Grand National Party (GNP) lawmakers Kwon Yeong-se and Na Gyeong-won, members of the Administrative Affairs Committee said, "The strengthening of anti-monopoly regulations against newspapers alone -- the Free Trade Commission calls for companies to be designated monopolistic only when the leading firm takes over 50 percent of market share or the top three more than 75 percent -- is a violation of the constitutional principle forbidding excess regulation." They added, "Moreover, it's not clear whether market shares would be determined by sales, circulation or subscribers, or whether they would include advertisement revenues." In particular, Rep. Na said, "They say they lowered the criteria [to be designated monopolistic] because newspapers are public interest businesses, but the electric power and communications businesses, which are of much stronger public character, still come under the 60 percent/70 percent principle of the Fair Trade Law." Fellow GNP lawmaker Lee Gye-gyeong said, "The 30 percent/60 percent standard was made by calculating the market shares of those newspapers critical of the current administration."
GNP lawmaker Park Hyeong-jun of the Culture and Tourism Committee said, "KBS 1TV's 'Media Focus' reported on Saturday that France regulates media firms that take up over 30 percent of the market, while Spain and Italy regulates those media companies that surpass 20 percent of the market, but this was a distortion of the facts." He said, "Germany regulates only its broadcasters to 30 percent viewer ratings, but it does not regulate newspapers, while in other countries, those regulations are only applied when media companies merge. The newspaper market share regulations that the ruling party is calling for could be found nowhere else in the world, and didn't KBS intentionally make a false report?"
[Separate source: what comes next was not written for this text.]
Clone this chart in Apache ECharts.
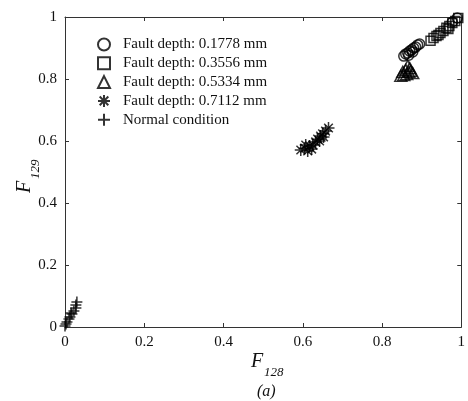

About this, Uri Party lawmakers said, "Unlike manufacturers, newspaper companies must be backed with social responsibility, impartiality, and public interest. Because the current newspaper market is unfair, it needs an even stricter standard." Rep. Shin Hak-yong said, "Even if the law were amended, all we could say is it would be a simply formality for the newspapers. In order to regularize the newspaper market, we need to place stronger regulations on market shares." He said, "The three major daily papers take up 70.3 percent of the newspaper market -- the Chosun Ilbo with 26.8 percent, Joongang Ilbo with 22.9 percent and Dong-A Ilbo with 20.6 percent. If the media law were passed, these three newspaper companies would be assumed as monopolies." Shin added, "The market shares of the three major daily papers could be found in materials recently submitted by the Fair Trade Commission to the office of Uri Party lawmaker Mun Hak-jin."
Kang Cheol-gyu, the head of the Free Trade Commission, indicated he agreed with the media law, saying, "Personally, I think we must review the monopoly designation process comprehensively considering the characteristics of the newspaper market." He added, however, "We have yet to research newspaper market shares."